9. LEARN THAT YOUR OPINION WON'T COUNT FOR A LONG TIME
This is definitely something I have not yet got to grips with.
One of my tutors said to me today, "The best article I'll read by you will be one I can't tell you wrote."
I completely couldn't understand it at first. Surely that's the whole point?
But it's not. You have to start at the bottom. People don't always want your opinion. Normally they never want your opinion.
News is about facts, not until you are well established within the industry will people care about your opinion.

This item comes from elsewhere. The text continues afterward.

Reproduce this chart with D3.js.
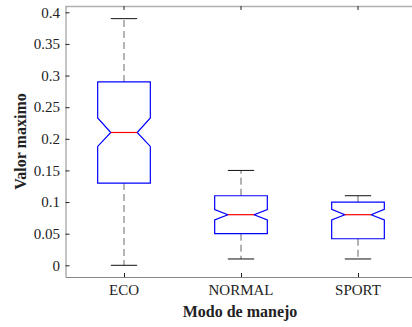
<!DOCTYPE html>
<html>
<head>
<meta charset="utf-8">
<script src="https://cdn.jsdelivr.net/npm/d3@7/dist/d3.min.js"></script>
<style>
html,body{margin:0;padding:0;background:#fff;overflow:hidden;}
svg{display:block;}
</style>
</head>
<body>
<script>
const categories = ["ECO", "NORMAL", "SPORT"];
const q1 = [0.13, 0.05, 0.042];
const medians = [0.21, 0.08, 0.08];
const q3 = [0.29, 0.11, 0.10];
const whiskerLow = [0.0, 0.01, 0.01];
const whiskerHigh = [0.39, 0.15, 0.11];
const notchLow = [0.188, 0.0717, 0.0717];
const notchHigh = [0.233, 0.088, 0.0886];
const yTicks = [0, 0.05, 0.1, 0.15, 0.2, 0.25, 0.3, 0.35, 0.4];
const yTickLabels = ["0", "0.05", "0.1", "0.15", "0.2", "0.25", "0.3", "0.35", "0.4"];
const xLabel = "Modo de manejo";
const yLabel = "Valor maximo";

(function () {
const W = 412, H = 327;
const pLeft = 65.5, pRight = 416.5, pTop = 6, pBottom = 277;

const svg = d3.select("body").append("svg").attr("width", W).attr("height", H);

const x = d3.scaleLinear().domain([0.5, 3.5]).range([pLeft, pRight]);
const y = d3.scaleLinear().domain([-0.0185, 0.41]).range([pBottom, pTop]);

const font = "Liberation Serif";

svg.append("line").attr("x1", pLeft).attr("x2", W).attr("y1", pTop + 0.5).attr("y2", pTop + 0.5)
  .attr("stroke", "#b0b0b0").attr("stroke-width", 1.5);

const yAxis = d3.axisLeft(y).tickValues(yTicks).tickFormat("").tickSizeInner(-4).tickSizeOuter(0);
const gy = svg.append("g").attr("transform", `translate(${pLeft},0)`).call(yAxis);
gy.select(".domain").attr("stroke", "#888");
gy.selectAll(".tick line").attr("stroke", "#222");

const xAxis = d3.axisBottom(x).tickValues([1, 2, 3]).tickFormat("").tickSizeInner(-4).tickSizeOuter(0);
const gx = svg.append("g").attr("transform", `translate(0,${pBottom})`).call(xAxis);
gx.select(".domain").attr("stroke", "#888");
gx.selectAll(".tick line").attr("stroke", "#222");

// tick labels
svg.append("g").selectAll("text").data(yTicks).join("text")
  .attr("x", pLeft - 5.5).attr("y", d => y(d)).attr("dy", "0.35em")
  .attr("text-anchor", "end").attr("font-family", font).attr("font-size", 15)
  .attr("fill", "#222").text((d, i) => yTickLabels[i]);
svg.append("g").selectAll("text").data([1, 2, 3]).join("text")
  .attr("x", d => x(d)).attr("y", 294.5)
  .attr("text-anchor", "middle").attr("font-family", font).attr("font-size", 15)
  .attr("fill", "#222").text((d, i) => categories[i]);

svg.append("g").selectAll("line").data([1, 2, 3]).join("line")
  .attr("x1", d => x(d)).attr("x2", d => x(d)).attr("y1", pTop).attr("y2", pTop + 4)
  .attr("stroke", "#222");

const halfW = 0.225;
const g = svg.append("g");
categories.forEach((c, i) => {
  const p = i + 1;
  const xl = x(p - halfW), xr = x(p + halfW);
  const xnl = x(p - halfW / 2), xnr = x(p + halfW / 2);
  const dashCol = i === 0 ? "#b5b5b5" : "#666";
  const dashW = i === 0 ? 2 : 1;
  g.append("line").attr("x1", x(p)).attr("x2", x(p)).attr("y1", y(q3[i])).attr("y2", y(whiskerHigh[i]))
    .attr("stroke", dashCol).attr("stroke-width", dashW).attr("stroke-dasharray", "7,4");
  g.append("line").attr("x1", x(p)).attr("x2", x(p)).attr("y1", y(q1[i])).attr("y2", y(whiskerLow[i]))
    .attr("stroke", dashCol).attr("stroke-width", dashW).attr("stroke-dasharray", "7,4");
  [whiskerHigh[i], whiskerLow[i]].forEach(v => {
    g.append("line").attr("x1", xnl).attr("x2", xnr).attr("y1", y(v)).attr("y2", y(v))
      .attr("stroke", "#111").attr("stroke-width", 1);
  });
  const pts = [
    [xl, y(q3[i])], [xr, y(q3[i])], [xr, y(notchHigh[i])], [xnr, y(medians[i])],
    [xr, y(notchLow[i])], [xr, y(q1[i])], [xl, y(q1[i])], [xl, y(notchLow[i])],
    [xnl, y(medians[i])], [xl, y(notchHigh[i])]
  ];
  g.append("path").attr("d", d3.line()(pts) + "Z")
    .attr("fill", "none").attr("stroke", "#0000ff").attr("stroke-width", 1.2);
  g.append("line").attr("x1", xnl).attr("x2", xnr).attr("y1", y(medians[i])).attr("y2", y(medians[i]))
    .attr("stroke", "#ff0000").attr("stroke-width", 1.2);
});

svg.append("text").attr("x", 240).attr("y", 317)
  .attr("text-anchor", "middle").attr("font-family", font).attr("font-weight", "bold")
  .attr("font-size", 16).attr("fill", "#222").text(xLabel);
svg.append("text").attr("transform", `translate(26,${(pTop + pBottom) / 2}) rotate(-90)`)
  .attr("text-anchor", "middle").attr("font-family", font).attr("font-weight", "bold")
  .attr("font-size", 16).attr("fill", "#222").text(yLabel);
})();
</script>
</body>
</html>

It doesn't mean your not entitled to have an opinion, just don't put it into your work.
10. DEVELOP TOUGH SKIN
The Journalism industry can suck at times. You are constantly against people that are better than you that are applying for the same position you are. You will constantly receive criticism and will constantly make mistakes and do things wrong. You might misprint someones name and then get your publication sued. The person you want to interview might be a complete arsehole.
BUT, it'll all be okay. As long as you stay strong, all the bad things will make you stronger and hopefully, you can learn from them and be the best damn journalism the whole world has seen.
So there you have it - the basic tips if you want to study Journalism at uni. Think long and hard about what you want to do, it's a lot of money and a lot of work - but the outcome could set you up for the rest of your life.